The average guaranteed salary in the MLS for the 2007 season was $115,432, according to the "Washington Post." This figure has gone up slightly since then, but the average earnings of players in the league remains in the $100,000 to $150,000 range as of 2010. However, it's worth noting that this average is highly distorted by the lucrative contracts of the few stars of the MLS. The average salary for most players drops significantly if the small number of superstar salaries are removed from the equation.
Designated Player Rule
The MLS adopted the "Designated Player Rule" as part of new salary cap regulations in 2007. The rule essentially allows every MLS team to sign elite players that would otherwise be too expensive to fit under the franchise's salary cap. Popularly dubbed as the "Beckham Rule," this stipulation has helped teams bring in many international stars since its inception including David Beckham, Thierry Henry and Denilson. In April 2010 the MLS announced an update to the rule, which allows every MLS club to sign up to two Designated Players with the option to purchase a third Designated Player for an additional luxury tax that requires the team in question to pay $250,000 in allocation money to be split evenly between the rest of the franchises in the league that do not have three Designated Players.

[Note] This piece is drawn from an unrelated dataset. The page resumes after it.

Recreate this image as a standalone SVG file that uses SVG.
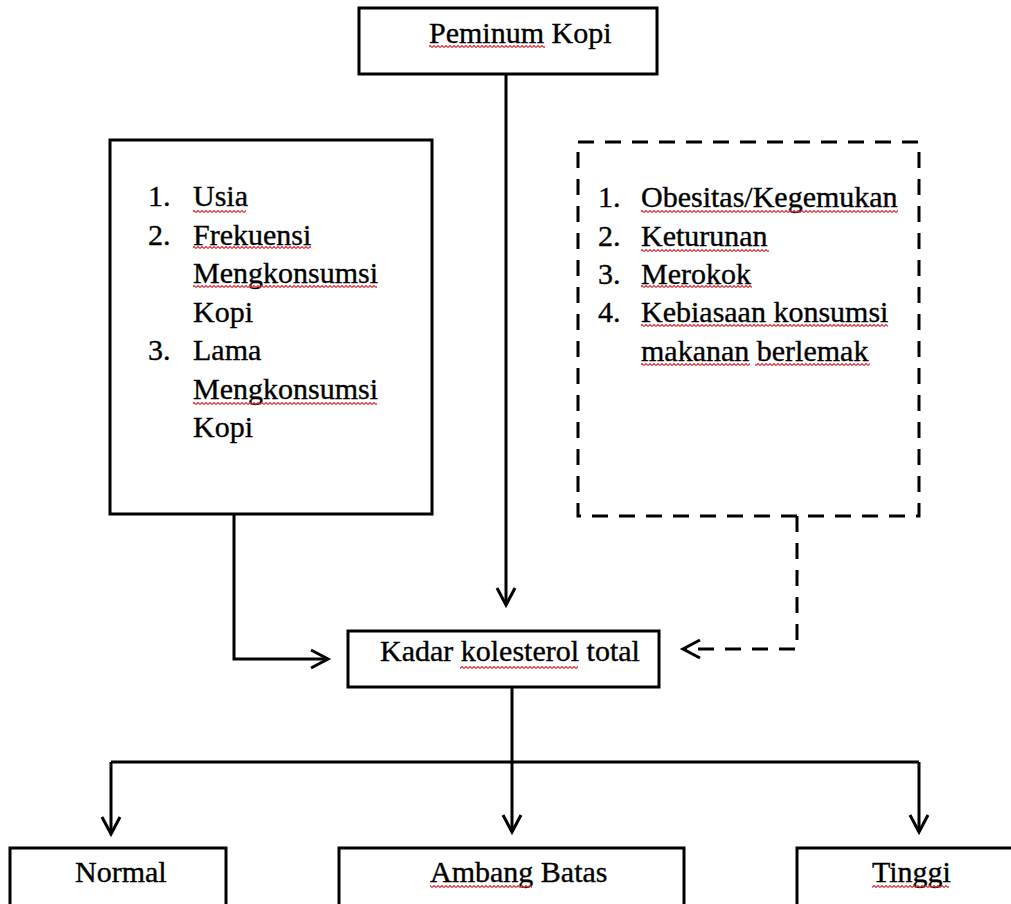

The MLS continues to grow in popularity, bolstering its fan base and increasing exposure with the additions of world-class stars and new franchises. These signs point to a positive future for the league and its players. However, current trends for MLS player salaries are not entirely good. During the 2009 season Jack Bell of the "New York Times" wrote that "the rich stayed rich and poor stayed relatively poor." Similarly, Grahame L. Jones of the "Los Angeles Times" published a piece in 2010 citing the fact that many of the top American players end up leaving the MLS for more challenging and better paying opportunities in foreign soccer leagues. American superstar Landon Donovan agreed with this assessment, and was quoted as saying, "Unfortunately, that's where we still need to be able to compete in this league, financially."